Session management at 100k MAU

Your session table is the first thing that breaks at real scale. Four things to fix before you get there.

· LoginWith team

At 100,000 monthly active users, your auth system is handling maybe 200-500 requests per second at peak. That’s still not a huge number — but a few specific pieces of the session infrastructure start to matter in ways they didn’t at 10k.

1. Session table growth

A typical session lasts 30 days. With 100k MAU each having 1-3 active devices and legacy rows from lapsed users, your sessions table easily hits 500k-1M rows. Unexamined, it grows indefinitely.

Index strategy:

  • Covering index on (user_id, expires_at, session_id) for “fetch active sessions for a user”
  • Partial index where expires_at > NOW() for hot-path lookups
  • BRIN index on created_at if you do time-range queries

Cleanup:

  • Nightly sweep: DELETE FROM sessions WHERE expires_at < NOW() - INTERVAL '7 days'
  • Keep recently expired rows for a few days to support debugging (support can look up why a user got logged out)

2. Session lookup latency

At 500k rows in Postgres, a primary-key lookup is still sub-millisecond. The cost grows if:

  • Your WHERE clause isn’t indexed (rare if you index properly)
  • You’re ORDER-BY’ing without an index
  • You’re reading related tables in the same query

Consider moving to Redis/Valkey once latency matters. Keyspace: session:{id} → JSON blob. TTL on the key for automatic expiration. Look up once, attach to the request context. Sub-millisecond P99.

The tradeoff: Redis sessions are harder to audit after the fact (“what sessions did this user have yesterday?”). Keep a mirror in Postgres if that matters for compliance.

3. Multi-device session management

Users at scale expect to see “your active sessions” with device names and locations, and to terminate individual devices. This requires structured session metadata:

session_id, user_id, device_name, user_agent, ip_country,
last_active_at, created_at, expires_at

Populate device_name on login (parse user agent for something readable). Update last_active_at on every request (or every N minutes — per-request updates can become a write bottleneck).

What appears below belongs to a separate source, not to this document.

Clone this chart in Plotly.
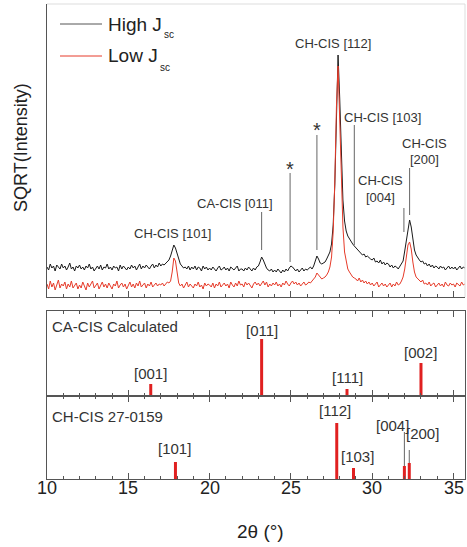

4. Session sync across regions

If you’re running multi-region for latency, session lookups need to be local. Options:

  • Replicate the session store. Redis with cross-region replication. Latency cost: session writes are slower, but reads are local.
  • Issue short-lived signed JWTs from sessions. The client presents the JWT (locally verified), the JWT has a reference to the session (fetched lazily if you need revocation). Combines the best of both.
  • Pin users to a home region. Simpler, but users traveling abroad hit cross-region latency.

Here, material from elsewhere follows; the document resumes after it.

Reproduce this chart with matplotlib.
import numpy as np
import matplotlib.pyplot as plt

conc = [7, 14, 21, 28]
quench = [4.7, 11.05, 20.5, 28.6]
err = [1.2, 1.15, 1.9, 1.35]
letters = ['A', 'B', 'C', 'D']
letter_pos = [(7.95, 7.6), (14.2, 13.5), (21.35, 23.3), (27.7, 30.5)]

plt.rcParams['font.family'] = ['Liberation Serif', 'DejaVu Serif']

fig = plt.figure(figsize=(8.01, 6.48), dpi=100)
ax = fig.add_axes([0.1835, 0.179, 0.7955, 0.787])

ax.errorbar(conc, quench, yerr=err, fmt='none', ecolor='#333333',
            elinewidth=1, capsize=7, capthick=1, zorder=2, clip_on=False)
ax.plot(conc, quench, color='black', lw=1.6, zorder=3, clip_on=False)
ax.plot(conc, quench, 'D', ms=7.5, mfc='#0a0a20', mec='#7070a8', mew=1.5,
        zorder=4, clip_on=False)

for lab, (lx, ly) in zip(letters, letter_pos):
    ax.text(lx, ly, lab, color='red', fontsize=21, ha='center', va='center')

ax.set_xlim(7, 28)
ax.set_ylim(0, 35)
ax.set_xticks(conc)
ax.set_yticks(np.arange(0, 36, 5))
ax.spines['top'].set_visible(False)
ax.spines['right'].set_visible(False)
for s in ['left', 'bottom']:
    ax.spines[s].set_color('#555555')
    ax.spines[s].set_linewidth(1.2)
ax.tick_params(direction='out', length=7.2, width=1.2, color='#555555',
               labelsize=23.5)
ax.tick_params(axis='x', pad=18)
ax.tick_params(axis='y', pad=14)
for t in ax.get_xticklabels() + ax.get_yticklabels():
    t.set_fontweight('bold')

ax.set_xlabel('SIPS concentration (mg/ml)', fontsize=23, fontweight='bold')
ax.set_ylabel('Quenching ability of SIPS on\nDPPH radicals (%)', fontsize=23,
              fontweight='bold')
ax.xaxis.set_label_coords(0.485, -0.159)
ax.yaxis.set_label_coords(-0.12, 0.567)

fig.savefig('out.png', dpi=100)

The right answer depends on your product’s geographic distribution and latency tolerance.

The summary

None of this is exotic. The pattern is: observe your session system as a datastore in its own right, index it, clean it, and move to a purpose-built store when the DB query latency shows up on your P99 graphs. Most teams do this work reactively. Do it proactively and you skip the 3am incident.